◆ Goal of the exercise ◆
In the data below, find every line with the string "this" and pull it out.

◆ Provided records ◆

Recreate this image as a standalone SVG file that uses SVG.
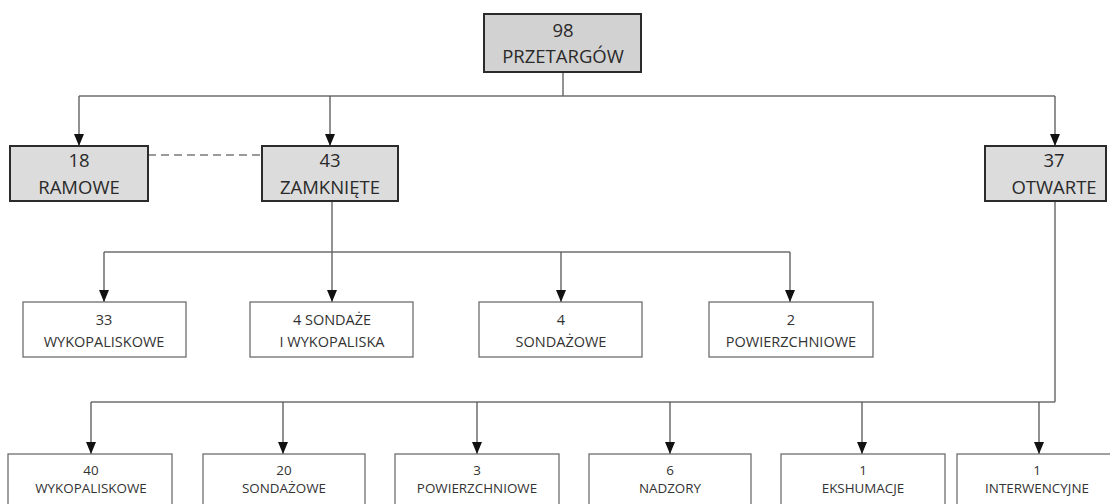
<svg xmlns="http://www.w3.org/2000/svg" width="1110" height="504" viewBox="0 0 1110 504">
<defs>
<marker id="arr" viewBox="0 0 12 10" markerWidth="12" markerHeight="10" refX="12" refY="5" orient="auto" markerUnits="userSpaceOnUse">
<path d="M0,0 L12,5 L0,10 Z" fill="#111"/>
</marker>
<style>
.main rect{fill:#dcdcdc;stroke:#2b2b2b;stroke-width:2}
.top rect{fill:#d2d2d2}
.sub rect{fill:#ffffff;stroke:#6e6e6e;stroke-width:1.3}
text{font-family:"Open Sans","Liberation Sans",sans-serif;text-anchor:middle}
.main text{font-size:18.5px;fill:#2a2a2a}
.sub text{font-size:14.5px;fill:#333}
.low text{font-size:13.4px}
.ln{fill:none;stroke:#6f6f6f;stroke-width:1.5}
.ar{fill:none;stroke:#555;stroke-width:1.3;marker-end:url(#arr)}
.dash{fill:none;stroke:#9a9a9a;stroke-width:2;stroke-dasharray:8 5}
</style>
</defs>
<rect width="1110" height="504" fill="#ffffff"/>

<g id="connectors">
<path class="ln" d="M563,72 V96 M79,96 H1055"/>
<path class="ar" d="M79,96 V146"/>
<path class="ar" d="M330,96 V146"/>
<path class="ar" d="M1055,96 V146"/>
<path class="dash" d="M148,155 H262"/>
<path class="ln" d="M332,201 V252 M104,252 H790"/>
<path class="ar" d="M104,252 V302"/>
<path class="ar" d="M332,252 V302"/>
<path class="ar" d="M561,252 V302"/>
<path class="ar" d="M790,252 V302"/>
<path class="ln" d="M1055,201 V402 M91,402 H1055"/>
<path class="ar" d="M91,402 V454"/>
<path class="ar" d="M283,402 V454"/>
<path class="ar" d="M477,402 V454"/>
<path class="ar" d="M670,402 V454"/>
<path class="ar" d="M862,402 V454"/>
<path class="ar" d="M1039,402 V454"/>
</g>

<g id="n-przetargow" class="main top">
<rect x="484" y="14" width="157" height="58"/>
<text x="563" y="37">98</text>
<text x="563" y="63">PRZETARGÓW</text>
</g>
<g id="n-ramowe" class="main">
<rect x="10" y="146" width="138" height="55"/>
<text x="79" y="167">18</text>
<text x="79" y="194">RAMOWE</text>
</g>
<g id="n-zamkniete" class="main">
<rect x="262" y="146" width="136" height="55"/>
<text x="330" y="167">43</text>
<text x="330" y="194">ZAMKNIĘTE</text>
</g>
<g id="n-otwarte" class="main">
<rect x="985" y="146" width="121" height="55"/>
<text x="1054" y="167">37</text>
<text x="1054" y="194">OTWARTE</text>
</g>

<g id="n-z-wykopaliskowe" class="sub">
<rect x="23" y="302" width="163" height="55"/>
<text x="104" y="325">33</text>
<text x="104" y="347">WYKOPALISKOWE</text>
</g>
<g id="n-z-sondaze-wykopaliska" class="sub">
<rect x="250" y="302" width="163" height="55"/>
<text x="332" y="325">4 SONDAŻE</text>
<text x="332" y="347">I WYKOPALISKA</text>
</g>
<g id="n-z-sondazowe" class="sub">
<rect x="479" y="302" width="163" height="55"/>
<text x="561" y="325">4</text>
<text x="561" y="347">SONDAŻOWE</text>
</g>
<g id="n-z-powierzchniowe" class="sub">
<rect x="709" y="302" width="164" height="55"/>
<text x="791" y="325">2</text>
<text x="791" y="347">POWIERZCHNIOWE</text>
</g>

<g id="n-o-wykopaliskowe" class="sub low">
<rect x="8" y="454" width="164" height="60"/>
<text x="91" y="475">40</text>
<text x="91" y="493">WYKOPALISKOWE</text>
</g>
<g id="n-o-sondazowe" class="sub low">
<rect x="203" y="454" width="162" height="60"/>
<text x="284" y="475">20</text>
<text x="284" y="493">SONDAŻOWE</text>
</g>
<g id="n-o-powierzchniowe" class="sub low">
<rect x="395" y="454" width="164" height="60"/>
<text x="477" y="475">3</text>
<text x="477" y="493">POWIERZCHNIOWE</text>
</g>
<g id="n-o-nadzory" class="sub low">
<rect x="589" y="454" width="162" height="60"/>
<text x="670" y="475">6</text>
<text x="670" y="493">NADZORY</text>
</g>
<g id="n-o-ekshumacje" class="sub low">
<rect x="781" y="454" width="164" height="60"/>
<text x="863" y="475">1</text>
<text x="863" y="493">EKSHUMACJE</text>
</g>
<g id="n-o-interwencyjne" class="sub low">
<rect x="957" y="454" width="160" height="60"/>
<text x="1037" y="475">1</text>
<text x="1037" y="493">INTERWENCYJNE</text>
</g>
</svg>
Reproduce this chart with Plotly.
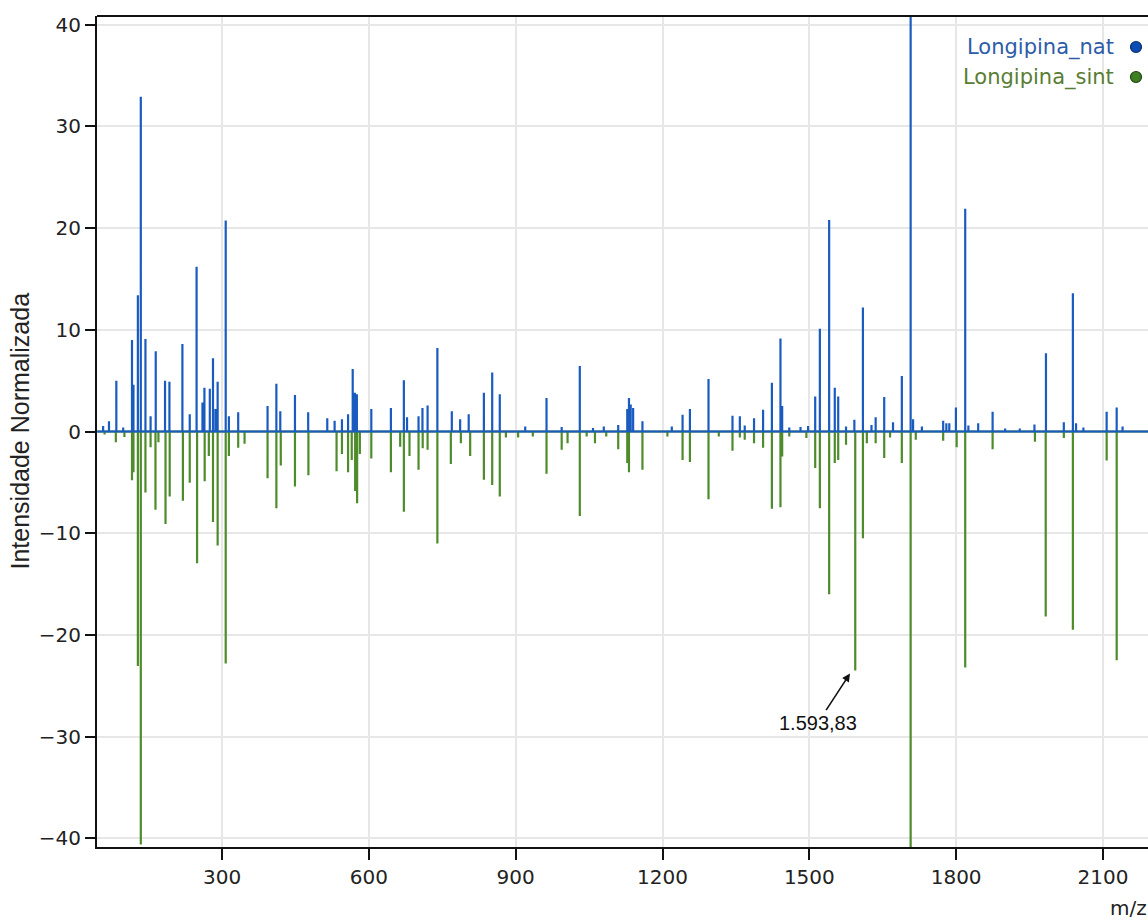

◆ Written response ◆
Recreate this image as a standalone SVG file that uses SVG.
Reproduce this chart with Plotly.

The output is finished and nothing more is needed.